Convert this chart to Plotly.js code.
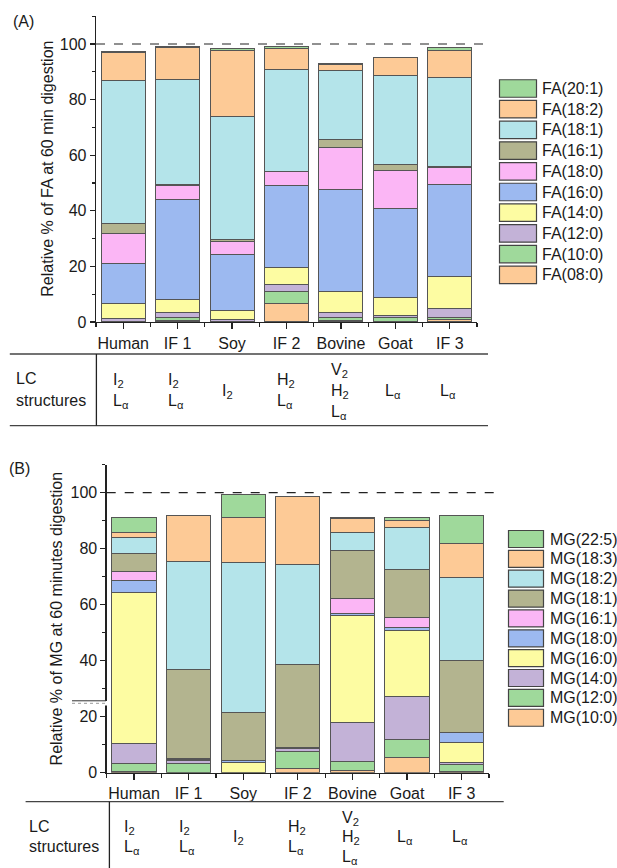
<!DOCTYPE html>
<html>
<head>
<meta charset="utf-8">
<script src="https://cdn.plot.ly/plotly-3.0.1.min.js"></script>
<style>html,body{margin:0;padding:0;background:#fff;}#chart{width:617px;height:868px;}</style>
</head>
<body>
<div id="chart"></div>
<script>
// ---------- DATA ----------
const categories = ['Human', 'IF 1', 'Soy', 'IF 2', 'Bovine', 'Goat', 'IF 3'];

// Panel A: relative % of FA at 60 min digestion (stack order bottom -> top)
const faNames = ['FA(08:0)', 'FA(10:0)', 'FA(12:0)', 'FA(14:0)', 'FA(16:0)', 'FA(18:0)', 'FA(16:1)', 'FA(18:1)', 'FA(18:2)', 'FA(20:1)'];
const fa08_0 = [0.0, 0.4, 0.1, 6.7, 0.4, 0.2, 1.0];
const fa10_0 = [0.2, 1.2, 0.1, 4.2, 1.3, 1.4, 0.7];
const fa12_0 = [0.9, 1.8, 0.7, 2.6, 1.6, 0.7, 3.1];
const fa14_0 = [5.6, 4.8, 3.4, 6.2, 7.5, 6.6, 11.5];
const fa16_0 = [14.4, 35.7, 20.0, 29.3, 36.9, 32.1, 33.2];
const fa18_0 = [10.8, 5.1, 4.7, 5.1, 14.9, 13.6, 6.0];
const fa16_1 = [3.4, 0.5, 0.6, 0.2, 3.0, 2.1, 0.4];
const fa18_1 = [51.4, 37.8, 44.3, 36.5, 24.9, 32.0, 32.1];
const fa18_2 = [10.3, 11.3, 23.6, 7.6, 2.3, 6.3, 9.8];
const fa20_1 = [0.2, 0.4, 1.0, 0.7, 0.3, 0.0, 0.9];
const faValues = [fa08_0, fa10_0, fa12_0, fa14_0, fa16_0, fa18_0, fa16_1, fa18_1, fa18_2, fa20_1];

// Panel B: relative % of MG at 60 minutes digestion (stack order bottom -> top)
const mgNames = ['MG(10:0)', 'MG(12:0)', 'MG(14:0)', 'MG(16:0)', 'MG(18:0)', 'MG(16:1)', 'MG(18:1)', 'MG(18:2)', 'MG(18:3)', 'MG(22:5)'];
const mg10_0 = [0.3, 0.0, 0.0, 1.5, 0.8, 5.5, 0.3];
const mg12_0 = [3.0, 3.3, 0.0, 6.0, 3.2, 6.2, 2.8];
const mg14_0 = [7.2, 1.0, 0.0, 1.2, 14.0, 15.4, 0.7];
const mg16_0 = [53.8, 0.3, 3.6, 0.2, 38.1, 23.6, 6.9];
const mg18_0 = [4.5, 0.3, 0.9, 0.0, 0.7, 1.2, 3.6];
const mg16_1 = [3.0, 0.2, 0.0, 0.0, 5.4, 3.5, 0.0];
const mg18_1 = [6.5, 31.6, 16.9, 29.6, 17.1, 17.2, 25.9];
const mg18_2 = [5.7, 38.7, 53.7, 36.0, 6.4, 14.8, 29.4];
const mg18_3 = [1.7, 16.3, 16.1, 24.3, 5.1, 2.8, 12.3];
const mg22_5 = [5.5, 0.0, 8.2, 0.0, 0.3, 1.0, 10.1];
const mgValues = [mg10_0, mg12_0, mg14_0, mg16_0, mg18_0, mg16_1, mg18_1, mg18_2, mg18_3, mg22_5];

// LC structures table
const lcStructures = [
  ['I<sub>2</sub>', 'L<sub>α</sub>'],
  ['I<sub>2</sub>', 'L<sub>α</sub>'],
  ['I<sub>2</sub>'],
  ['H<sub>2</sub>', 'L<sub>α</sub>'],
  ['V<sub>2</sub>', 'H<sub>2</sub>', 'L<sub>α</sub>'],
  ['L<sub>α</sub>'],
  ['L<sub>α</sub>']
];
const tableHeader = ['LC', 'structures'];
const yTitleA = 'Relative % of FA at 60 min digestion';
const yTitleB = 'Relative % of MG at 60 minutes digestion';

// ---------- STYLE ----------
const W = 617, H = 868;
const C = {
  green: '#9fd99b', peach: '#fdca96', cyan: '#b4e4ea', olive: '#b3b48f',
  pink: '#fbb6f5', blue: '#9cb9f0', yellow: '#fdfca2', lav: '#c3b2d7'
};
const seriesColors = [C.peach, C.green, C.lav, C.yellow, C.blue, C.pink, C.olive, C.cyan, C.peach, C.green];
const FONT = 'Liberation Sans, Arial, sans-serif';
const TXT = '#1a1a1a';
const px = v => v / W;
const py = v => 1 - v / H;
const xIdx = categories.map((c, i) => i);

const traces = [];
faValues.forEach((vals, k) => {
  traces.push({
    type: 'bar', x: xIdx, y: vals, name: faNames[k], xaxis: 'x', yaxis: 'y',
    width: 0.81, marker: {color: seriesColors[k], line: {color: '#555', width: 1}},
    showlegend: false, hoverinfo: 'skip'
  });
});
mgValues.forEach((vals, k) => {
  traces.push({
    type: 'bar', x: xIdx, y: vals, name: mgNames[k], xaxis: 'x2', yaxis: 'y2',
    width: 0.81, marker: {color: seriesColors[k], line: {color: '#555', width: 1}},
    showlegend: false, hoverinfo: 'skip'
  });
});

function xAxis(domain, anchor) {
  return {
    domain: domain, anchor: anchor, range: [-0.5, categories.length - 0.5],
    tickmode: 'array', tickvals: xIdx, ticktext: categories,
    ticks: 'outside', ticklen: 6, tickwidth: 1.2, tickcolor: '#222',
    minor: {tickmode: 'linear', tick0: 0.5, dtick: 1, ticks: 'outside', ticklen: 4, tickwidth: 1.2, tickcolor: '#222'},
    showline: true, linecolor: '#222', linewidth: 1.3, showgrid: false, zeroline: false,
    tickfont: {family: FONT, size: 16, color: TXT}, fixedrange: true
  };
}
function yAxis(domain, anchor) {
  return {
    domain: domain, anchor: anchor, range: [0, 110],
    tickmode: 'linear', tick0: 0, dtick: 20,
    ticks: 'outside', ticklen: 5, tickwidth: 1.2, tickcolor: '#222',
    minor: {tickmode: 'linear', tick0: 10, dtick: 20, ticks: 'outside', ticklen: 3, tickwidth: 1.2, tickcolor: '#222'},
    showline: true, linecolor: '#222', linewidth: 1.3, showgrid: false, zeroline: false,
    tickfont: {family: FONT, size: 16, color: TXT}, fixedrange: true
  };
}

const shapes = [];
const annotations = [];

// dashed 100% reference lines
shapes.push({type: 'line', xref: 'paper', yref: 'y', x0: px(96), x1: px(488), y0: 100, y1: 100,
  line: {color: '#222', width: 1.2, dash: 'dash'}});
shapes.push({type: 'line', xref: 'paper', yref: 'y2', x0: px(106.7), x1: px(500), y0: 100, y1: 100,
  line: {color: '#222', width: 1.2, dash: 'dash'}});

// axis break on panel B
shapes.push({type: 'rect', xref: 'paper', yref: 'paper', x0: px(104), x1: px(110), y0: py(705.5), y1: py(701),
  line: {width: 0}, fillcolor: '#ffffff', layer: 'above'});
shapes.push({type: 'line', xref: 'paper', yref: 'paper', x0: px(72), x1: px(105), y0: py(703.3), y1: py(703.3),
  line: {color: '#9a9a9a', width: 1, dash: 'dot'}, layer: 'above'});
shapes.push({type: 'line', xref: 'paper', yref: 'paper', x0: px(72), x1: px(106), y0: py(700.8), y1: py(700.8),
  line: {color: '#333', width: 1}, layer: 'above'});

// legends (top item = last series)
function legend(names, boxX0, boxX1, textX, yTop, step, boxH) {
  const n = names.length;
  for (let i = 0; i < n; i++) {
    const k = n - 1 - i;
    const cy = yTop + i * step;
    shapes.push({type: 'rect', xref: 'paper', yref: 'paper', x0: px(boxX0), x1: px(boxX1),
      y0: py(cy + boxH / 2), y1: py(cy - boxH / 2), fillcolor: seriesColors[k], line: {color: '#444', width: 1.2}});
    annotations.push({xref: 'paper', yref: 'paper', x: px(textX), y: py(cy), xanchor: 'left', yanchor: 'middle',
      text: names[k], showarrow: false, font: {family: FONT, size: 16, color: TXT}});
  }
}
legend(faNames, 499.5, 536.5, 540, 88.5, 20.7, 17.5);
legend(mgNames, 508.5, 543.5, 547.5, 539, 19.86, 17);

// y titles
annotations.push({xref: 'paper', yref: 'paper', x: px(46.7), y: py(169), textangle: -90, xanchor: 'center', yanchor: 'middle',
  text: yTitleA, showarrow: false, font: {family: FONT, size: 16, color: TXT}});
annotations.push({xref: 'paper', yref: 'paper', x: px(56.7), y: py(618.7), textangle: -90, xanchor: 'center', yanchor: 'middle',
  text: yTitleB, showarrow: false, font: {family: FONT, size: 16, color: TXT}});

// panel labels
annotations.push({xref: 'paper', yref: 'paper', x: px(11), y: py(22), xanchor: 'left', yanchor: 'middle',
  text: '(A)', showarrow: false, font: {family: FONT, size: 16, color: TXT}});
annotations.push({xref: 'paper', yref: 'paper', x: px(7), y: py(469), xanchor: 'left', yanchor: 'middle',
  text: '(B)', showarrow: false, font: {family: FONT, size: 16, color: TXT}});

// tables
function table(xref, lineX0, lineX1, topY, bottomY, vX, headX, headY1, headY2, centerY, lineStep, drawBottom) {
  shapes.push({type: 'line', xref: 'paper', yref: 'paper', x0: px(lineX0), x1: px(lineX1), y0: py(topY), y1: py(topY),
    line: {color: '#444', width: 1.3}});
  if (drawBottom) {
    shapes.push({type: 'line', xref: 'paper', yref: 'paper', x0: px(lineX0), x1: px(lineX1), y0: py(bottomY), y1: py(bottomY),
      line: {color: '#444', width: 1.3}});
  }
  shapes.push({type: 'line', xref: 'paper', yref: 'paper', x0: px(vX), x1: px(vX), y0: py(topY), y1: py(bottomY),
    line: {color: '#222', width: 1.3}});
  annotations.push({xref: 'paper', yref: 'paper', x: px(headX), y: py(headY1), xanchor: 'left', yanchor: 'middle',
    text: tableHeader[0], showarrow: false, font: {family: FONT, size: 16, color: TXT}});
  annotations.push({xref: 'paper', yref: 'paper', x: px(headX), y: py(headY2), xanchor: 'left', yanchor: 'middle',
    text: tableHeader[1], showarrow: false, font: {family: FONT, size: 16, color: TXT}});
  lcStructures.forEach((lines, i) => {
    lines.forEach((t, j) => {
      const yy = centerY + (j - (lines.length - 1) / 2) * lineStep;
      annotations.push({xref: xref, yref: 'paper', x: i, xshift: -12, y: py(yy), xanchor: 'left', yanchor: 'middle',
        text: t, showarrow: false, font: {family: FONT, size: 16, color: TXT}});
    });
  });
}
table('x', 9.8, 488, 354, 425.7, 96.4, 14, 378.5, 400, 391, 21, true);
table('x2', 25.6, 503.7, 801.7, 868, 109.4, 27, 826.7, 846.5, 837.5, 19.5, false);

const layout = {
  width: W, height: H,
  margin: {l: 0, r: 0, t: 0, b: 0},
  paper_bgcolor: '#fff', plot_bgcolor: 'rgba(0,0,0,0)',
  barmode: 'stack', showlegend: false,
  font: {family: FONT, size: 16, color: TXT},
  xaxis: xAxis([96 / W, 477 / W], 'y'),
  yaxis: yAxis([1 - 322 / H, 1 - 16.2 / H], 'x'),
  xaxis2: xAxis([106.7 / W, 489 / W], 'y2'),
  yaxis2: yAxis([1 - 772.7 / H, 1 - 464.7 / H], 'x2'),
  shapes: shapes,
  annotations: annotations
};

Plotly.newPlot('chart', traces, layout, {staticPlot: true, displayModeBar: false});
</script>
</body>
</html>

* * * * *

▸ Problem statement: Leave the pictures out and please restate exactly the lines running from the start of the material through the one with "mg18_2, mg18_3, mg22_5];".

▸ Response:
Convert this chart to Plotly.js code.
<!DOCTYPE html>
<html>
<head>
<meta charset="utf-8">
<script src="https://cdn.plot.ly/plotly-3.0.1.min.js"></script>
<style>html,body{margin:0;padding:0;background:#fff;}#chart{width:617px;height:868px;}</style>
</head>
<body>
<div id="chart"></div>
<script>
// ---------- DATA ----------
const categories = ['Human', 'IF 1', 'Soy', 'IF 2', 'Bovine', 'Goat', 'IF 3'];

// Panel A: relative % of FA at 60 min digestion (stack order bottom -> top)
const faNames = ['FA(08:0)', 'FA(10:0)', 'FA(12:0)', 'FA(14:0)', 'FA(16:0)', 'FA(18:0)', 'FA(16:1)', 'FA(18:1)', 'FA(18:2)', 'FA(20:1)'];
const fa08_0 = [0.0, 0.4, 0.1, 6.7, 0.4, 0.2, 1.0];
const fa10_0 = [0.2, 1.2, 0.1, 4.2, 1.3, 1.4, 0.7];
const fa12_0 = [0.9, 1.8, 0.7, 2.6, 1.6, 0.7, 3.1];
const fa14_0 = [5.6, 4.8, 3.4, 6.2, 7.5, 6.6, 11.5];
const fa16_0 = [14.4, 35.7, 20.0, 29.3, 36.9, 32.1, 33.2];
const fa18_0 = [10.8, 5.1, 4.7, 5.1, 14.9, 13.6, 6.0];
const fa16_1 = [3.4, 0.5, 0.6, 0.2, 3.0, 2.1, 0.4];
const fa18_1 = [51.4, 37.8, 44.3, 36.5, 24.9, 32.0, 32.1];
const fa18_2 = [10.3, 11.3, 23.6, 7.6, 2.3, 6.3, 9.8];
const fa20_1 = [0.2, 0.4, 1.0, 0.7, 0.3, 0.0, 0.9];
const faValues = [fa08_0, fa10_0, fa12_0, fa14_0, fa16_0, fa18_0, fa16_1, fa18_1, fa18_2, fa20_1];

// Panel B: relative % of MG at 60 minutes digestion (stack order bottom -> top)
const mgNames = ['MG(10:0)', 'MG(12:0)', 'MG(14:0)', 'MG(16:0)', 'MG(18:0)', 'MG(16:1)', 'MG(18:1)', 'MG(18:2)', 'MG(18:3)', 'MG(22:5)'];
const mg10_0 = [0.3, 0.0, 0.0, 1.5, 0.8, 5.5, 0.3];
const mg12_0 = [3.0, 3.3, 0.0, 6.0, 3.2, 6.2, 2.8];
const mg14_0 = [7.2, 1.0, 0.0, 1.2, 14.0, 15.4, 0.7];
const mg16_0 = [53.8, 0.3, 3.6, 0.2, 38.1, 23.6, 6.9];
const mg18_0 = [4.5, 0.3, 0.9, 0.0, 0.7, 1.2, 3.6];
const mg16_1 = [3.0, 0.2, 0.0, 0.0, 5.4, 3.5, 0.0];
const mg18_1 = [6.5, 31.6, 16.9, 29.6, 17.1, 17.2, 25.9];
const mg18_2 = [5.7, 38.7, 53.7, 36.0, 6.4, 14.8, 29.4];
const mg18_3 = [1.7, 16.3, 16.1, 24.3, 5.1, 2.8, 12.3];
const mg22_5 = [5.5, 0.0, 8.2, 0.0, 0.3, 1.0, 10.1];
const mgValues = [mg10_0, mg12_0, mg14_0, mg16_0, mg18_0, mg16_1, mg18_1, mg18_2, mg18_3, mg22_5];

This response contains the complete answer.